City council approved the original plans in 2017.

It was a packed house in the Keefer Room at Ottawa City Hall where the Local Planning Appeal Tribunal began hearing the case of the proposed Salvation Army facility.

The LPAT has set aside 15 days to hear the community's appeal to Council's controversial decision.

Michael Polowin, the lawyer representing the community and SOS Vanier, the group that launched the appeal, said their issue is not with the Salvation Army or the idea of a shelter, just the location.

"The shelter is needed, the shelter is valuable, the shelter doesn't belong where they propose to put it." he explained.

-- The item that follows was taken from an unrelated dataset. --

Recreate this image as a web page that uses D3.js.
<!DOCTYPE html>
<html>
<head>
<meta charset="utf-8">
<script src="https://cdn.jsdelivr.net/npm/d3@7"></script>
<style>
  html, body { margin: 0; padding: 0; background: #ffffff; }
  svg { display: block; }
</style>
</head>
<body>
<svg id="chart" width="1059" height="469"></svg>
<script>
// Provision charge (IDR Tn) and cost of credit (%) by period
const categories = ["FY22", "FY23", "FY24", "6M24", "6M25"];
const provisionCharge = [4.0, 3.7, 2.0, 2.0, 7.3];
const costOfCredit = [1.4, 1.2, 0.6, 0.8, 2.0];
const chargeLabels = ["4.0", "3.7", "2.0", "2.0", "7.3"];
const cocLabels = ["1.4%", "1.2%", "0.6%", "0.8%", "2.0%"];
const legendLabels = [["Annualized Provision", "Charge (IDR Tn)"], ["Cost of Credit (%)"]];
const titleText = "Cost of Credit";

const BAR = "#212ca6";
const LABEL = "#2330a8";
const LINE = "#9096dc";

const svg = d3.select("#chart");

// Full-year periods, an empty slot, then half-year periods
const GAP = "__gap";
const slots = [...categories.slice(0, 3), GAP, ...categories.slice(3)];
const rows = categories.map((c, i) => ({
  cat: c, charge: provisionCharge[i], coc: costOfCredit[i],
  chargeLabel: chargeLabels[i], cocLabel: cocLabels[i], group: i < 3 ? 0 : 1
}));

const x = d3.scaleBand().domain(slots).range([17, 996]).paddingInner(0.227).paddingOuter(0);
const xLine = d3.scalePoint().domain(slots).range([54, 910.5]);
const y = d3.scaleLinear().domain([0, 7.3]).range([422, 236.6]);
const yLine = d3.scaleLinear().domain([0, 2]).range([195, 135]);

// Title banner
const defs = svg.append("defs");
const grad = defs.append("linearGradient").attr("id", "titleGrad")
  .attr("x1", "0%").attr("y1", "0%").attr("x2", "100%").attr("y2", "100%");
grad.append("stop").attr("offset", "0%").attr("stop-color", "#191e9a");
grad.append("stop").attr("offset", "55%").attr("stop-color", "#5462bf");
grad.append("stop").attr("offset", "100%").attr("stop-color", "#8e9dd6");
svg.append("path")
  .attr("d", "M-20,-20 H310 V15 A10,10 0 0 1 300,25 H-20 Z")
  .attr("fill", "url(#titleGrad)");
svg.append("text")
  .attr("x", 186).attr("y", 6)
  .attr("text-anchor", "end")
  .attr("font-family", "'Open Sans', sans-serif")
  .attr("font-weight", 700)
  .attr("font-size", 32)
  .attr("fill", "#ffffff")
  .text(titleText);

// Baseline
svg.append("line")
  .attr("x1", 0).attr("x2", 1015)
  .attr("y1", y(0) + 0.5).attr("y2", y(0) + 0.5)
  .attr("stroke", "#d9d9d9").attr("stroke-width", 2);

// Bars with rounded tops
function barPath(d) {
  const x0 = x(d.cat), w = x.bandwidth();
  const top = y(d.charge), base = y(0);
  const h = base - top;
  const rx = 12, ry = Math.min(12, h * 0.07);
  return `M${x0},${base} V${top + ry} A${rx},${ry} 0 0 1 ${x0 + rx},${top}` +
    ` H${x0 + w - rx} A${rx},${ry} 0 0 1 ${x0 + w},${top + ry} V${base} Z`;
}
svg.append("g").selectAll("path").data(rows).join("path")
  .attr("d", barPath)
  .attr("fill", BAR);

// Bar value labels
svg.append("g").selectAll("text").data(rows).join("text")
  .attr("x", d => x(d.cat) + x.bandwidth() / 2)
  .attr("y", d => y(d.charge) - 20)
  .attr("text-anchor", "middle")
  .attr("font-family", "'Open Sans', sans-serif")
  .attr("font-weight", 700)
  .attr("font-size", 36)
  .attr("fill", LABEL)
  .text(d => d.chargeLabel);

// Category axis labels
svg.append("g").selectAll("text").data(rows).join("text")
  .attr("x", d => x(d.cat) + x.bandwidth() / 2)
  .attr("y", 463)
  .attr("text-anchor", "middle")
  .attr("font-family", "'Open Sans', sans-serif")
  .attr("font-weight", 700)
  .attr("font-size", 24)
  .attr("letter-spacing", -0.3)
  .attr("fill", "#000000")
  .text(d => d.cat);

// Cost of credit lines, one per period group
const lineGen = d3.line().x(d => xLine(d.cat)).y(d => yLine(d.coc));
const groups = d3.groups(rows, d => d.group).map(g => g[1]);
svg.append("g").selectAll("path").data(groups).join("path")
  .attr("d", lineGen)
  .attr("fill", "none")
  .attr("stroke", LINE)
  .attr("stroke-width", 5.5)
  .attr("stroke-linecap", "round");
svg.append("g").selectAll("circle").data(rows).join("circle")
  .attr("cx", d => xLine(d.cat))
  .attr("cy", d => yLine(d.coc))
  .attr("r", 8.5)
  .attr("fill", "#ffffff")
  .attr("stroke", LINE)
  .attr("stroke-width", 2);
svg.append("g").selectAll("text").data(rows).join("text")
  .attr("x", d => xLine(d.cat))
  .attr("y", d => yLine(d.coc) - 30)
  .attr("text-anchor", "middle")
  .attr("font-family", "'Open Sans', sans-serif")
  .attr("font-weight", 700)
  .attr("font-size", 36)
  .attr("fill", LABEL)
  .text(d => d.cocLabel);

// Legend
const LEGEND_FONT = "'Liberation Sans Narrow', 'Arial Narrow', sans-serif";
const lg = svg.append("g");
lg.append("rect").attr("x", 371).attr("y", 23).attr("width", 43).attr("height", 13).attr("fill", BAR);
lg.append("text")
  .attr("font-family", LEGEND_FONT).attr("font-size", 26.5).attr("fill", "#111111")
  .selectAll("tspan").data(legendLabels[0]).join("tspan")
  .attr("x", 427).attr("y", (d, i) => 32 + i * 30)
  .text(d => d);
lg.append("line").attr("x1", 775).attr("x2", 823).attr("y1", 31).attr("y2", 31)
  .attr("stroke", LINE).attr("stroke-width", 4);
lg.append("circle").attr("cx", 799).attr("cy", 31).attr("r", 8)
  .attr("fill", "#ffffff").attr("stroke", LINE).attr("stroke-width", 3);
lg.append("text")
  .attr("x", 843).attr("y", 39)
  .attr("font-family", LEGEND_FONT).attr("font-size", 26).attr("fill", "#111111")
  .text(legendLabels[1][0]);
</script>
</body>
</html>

Polowin said a shelter doesn't belong on a traditional main street such as Montreal Road or in residential areas, while saying there would be social impacts as well.

"The reality is that statistics show that shelters attract crime," explained Polowin, adding "that will have an impact on the protected Francophone minority and the protected Indigenous minority."

Drew Dobson is the owner of Finnigan's pub and the founder of SOS Vanier. He outlined the community's reasons for opposing the plan. 

"If you looked out your back door and they bulldozed your neighbour's houses and they put a shelter in, do you think that would help your property value? Or if you had a business on Montreal Road by a shelter and you wanted your customers to walk down the street and feel comfortable coming into your shop to buy your goods, and I think any reasonable person would say it wouldn't be good for my property or my business.

The Salvation Army says its hub will offer a broad-range of programs, and even have a courtyard, so as to eliminate the need for shelter users to hang out on the street.